__Saved data entries__:
======

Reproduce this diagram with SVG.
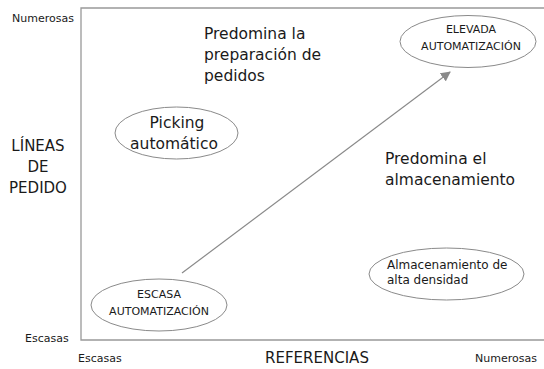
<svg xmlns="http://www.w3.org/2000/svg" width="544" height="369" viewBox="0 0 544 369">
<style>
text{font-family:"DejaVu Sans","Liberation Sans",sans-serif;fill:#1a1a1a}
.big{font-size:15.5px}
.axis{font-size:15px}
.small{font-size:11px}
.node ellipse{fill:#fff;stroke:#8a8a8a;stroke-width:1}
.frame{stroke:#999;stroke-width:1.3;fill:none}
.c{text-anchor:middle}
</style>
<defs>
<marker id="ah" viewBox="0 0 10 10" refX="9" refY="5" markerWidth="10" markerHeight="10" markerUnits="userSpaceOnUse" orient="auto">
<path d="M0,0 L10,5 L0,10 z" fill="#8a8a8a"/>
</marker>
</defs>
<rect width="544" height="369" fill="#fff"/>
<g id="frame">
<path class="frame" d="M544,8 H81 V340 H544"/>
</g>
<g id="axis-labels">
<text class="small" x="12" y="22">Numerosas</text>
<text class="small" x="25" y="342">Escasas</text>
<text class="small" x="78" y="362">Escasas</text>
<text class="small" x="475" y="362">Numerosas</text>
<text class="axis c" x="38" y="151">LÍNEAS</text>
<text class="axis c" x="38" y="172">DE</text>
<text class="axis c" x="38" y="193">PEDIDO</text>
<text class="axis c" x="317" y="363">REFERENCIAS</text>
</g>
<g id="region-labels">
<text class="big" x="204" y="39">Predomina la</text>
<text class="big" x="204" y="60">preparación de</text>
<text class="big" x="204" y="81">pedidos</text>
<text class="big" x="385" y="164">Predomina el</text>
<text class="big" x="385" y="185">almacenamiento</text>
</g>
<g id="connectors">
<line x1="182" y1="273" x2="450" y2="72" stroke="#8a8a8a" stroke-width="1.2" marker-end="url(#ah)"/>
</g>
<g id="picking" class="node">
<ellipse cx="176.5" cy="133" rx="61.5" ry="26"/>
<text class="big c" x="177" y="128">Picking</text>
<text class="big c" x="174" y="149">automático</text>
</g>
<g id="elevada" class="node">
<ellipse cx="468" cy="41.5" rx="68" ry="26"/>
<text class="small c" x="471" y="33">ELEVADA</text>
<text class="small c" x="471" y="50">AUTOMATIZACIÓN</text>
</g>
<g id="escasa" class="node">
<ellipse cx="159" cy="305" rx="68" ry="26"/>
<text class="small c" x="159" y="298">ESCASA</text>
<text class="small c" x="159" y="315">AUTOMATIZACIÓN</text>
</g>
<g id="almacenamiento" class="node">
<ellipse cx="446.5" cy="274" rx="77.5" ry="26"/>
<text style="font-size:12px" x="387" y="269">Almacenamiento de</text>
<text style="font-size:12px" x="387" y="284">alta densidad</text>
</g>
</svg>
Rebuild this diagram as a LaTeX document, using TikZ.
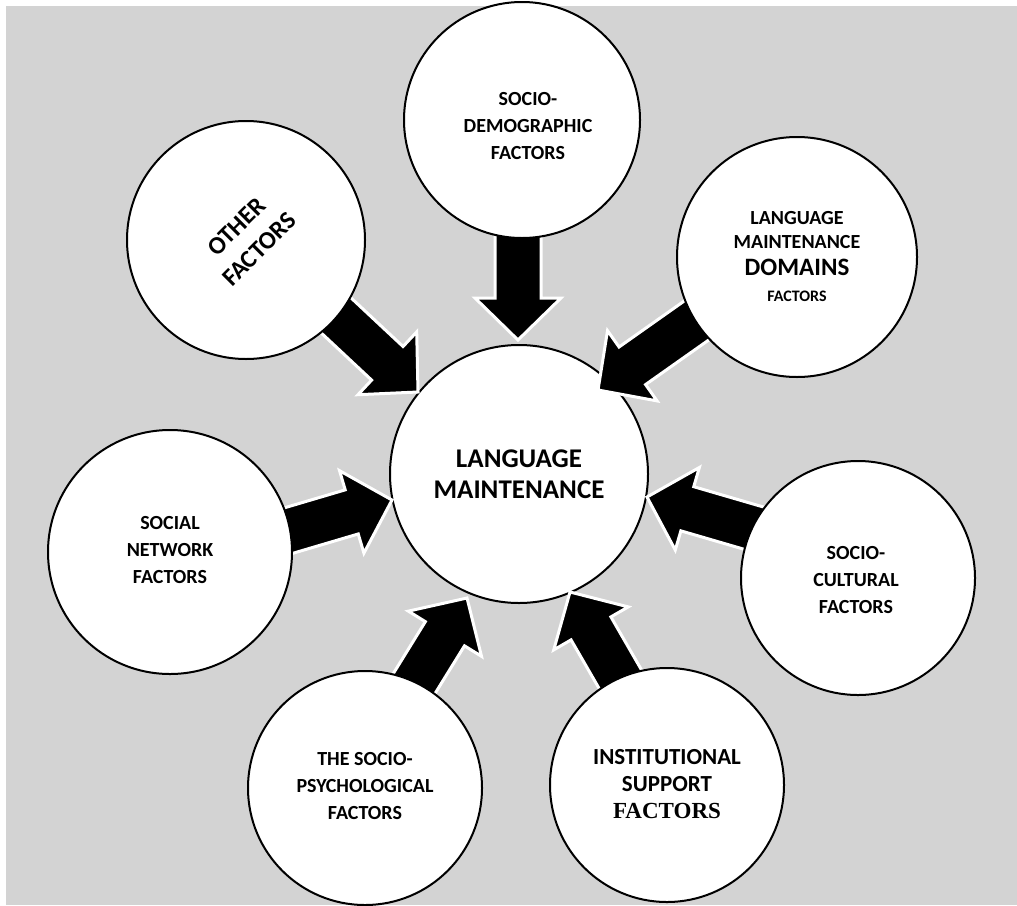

======

__GOAL OF THE EXERCISE__: Transcribe the whole listing, character for character, but not its images.

__EXERCISE SOLUTION__:
Reproduce this diagram with SVG.
<svg xmlns="http://www.w3.org/2000/svg" width="544" height="369" viewBox="0 0 544 369">
<style>
text{font-family:"DejaVu Sans","Liberation Sans",sans-serif;fill:#1a1a1a}
.big{font-size:15.5px}
.axis{font-size:15px}
.small{font-size:11px}
.node ellipse{fill:#fff;stroke:#8a8a8a;stroke-width:1}
.frame{stroke:#999;stroke-width:1.3;fill:none}
.c{text-anchor:middle}
</style>
<defs>
<marker id="ah" viewBox="0 0 10 10" refX="9" refY="5" markerWidth="10" markerHeight="10" markerUnits="userSpaceOnUse" orient="auto">
<path d="M0,0 L10,5 L0,10 z" fill="#8a8a8a"/>
</marker>
</defs>
<rect width="544" height="369" fill="#fff"/>
<g id="frame">
<path class="frame" d="M544,8 H81 V340 H544"/>
</g>
<g id="axis-labels">
<text class="small" x="12" y="22">Numerosas</text>
<text class="small" x="25" y="342">Escasas</text>
<text class="small" x="78" y="362">Escasas</text>
<text class="small" x="475" y="362">Numerosas</text>
<text class="axis c" x="38" y="151">LÍNEAS</text>
<text class="axis c" x="38" y="172">DE</text>
<text class="axis c" x="38" y="193">PEDIDO</text>
<text class="axis c" x="317" y="363">REFERENCIAS</text>
</g>
<g id="region-labels">
<text class="big" x="204" y="39">Predomina la</text>
<text class="big" x="204" y="60">preparación de</text>
<text class="big" x="204" y="81">pedidos</text>
<text class="big" x="385" y="164">Predomina el</text>
<text class="big" x="385" y="185">almacenamiento</text>
</g>
<g id="connectors">
<line x1="182" y1="273" x2="450" y2="72" stroke="#8a8a8a" stroke-width="1.2" marker-end="url(#ah)"/>
</g>
<g id="picking" class="node">
<ellipse cx="176.5" cy="133" rx="61.5" ry="26"/>
<text class="big c" x="177" y="128">Picking</text>
<text class="big c" x="174" y="149">automático</text>
</g>
<g id="elevada" class="node">
<ellipse cx="468" cy="41.5" rx="68" ry="26"/>
<text class="small c" x="471" y="33">ELEVADA</text>
<text class="small c" x="471" y="50">AUTOMATIZACIÓN</text>
</g>
<g id="escasa" class="node">
<ellipse cx="159" cy="305" rx="68" ry="26"/>
<text class="small c" x="159" y="298">ESCASA</text>
<text class="small c" x="159" y="315">AUTOMATIZACIÓN</text>
</g>
<g id="almacenamiento" class="node">
<ellipse cx="446.5" cy="274" rx="77.5" ry="26"/>
<text style="font-size:12px" x="387" y="269">Almacenamiento de</text>
<text style="font-size:12px" x="387" y="284">alta densidad</text>
</g>
</svg>
Rebuild this diagram as a LaTeX document, using TikZ.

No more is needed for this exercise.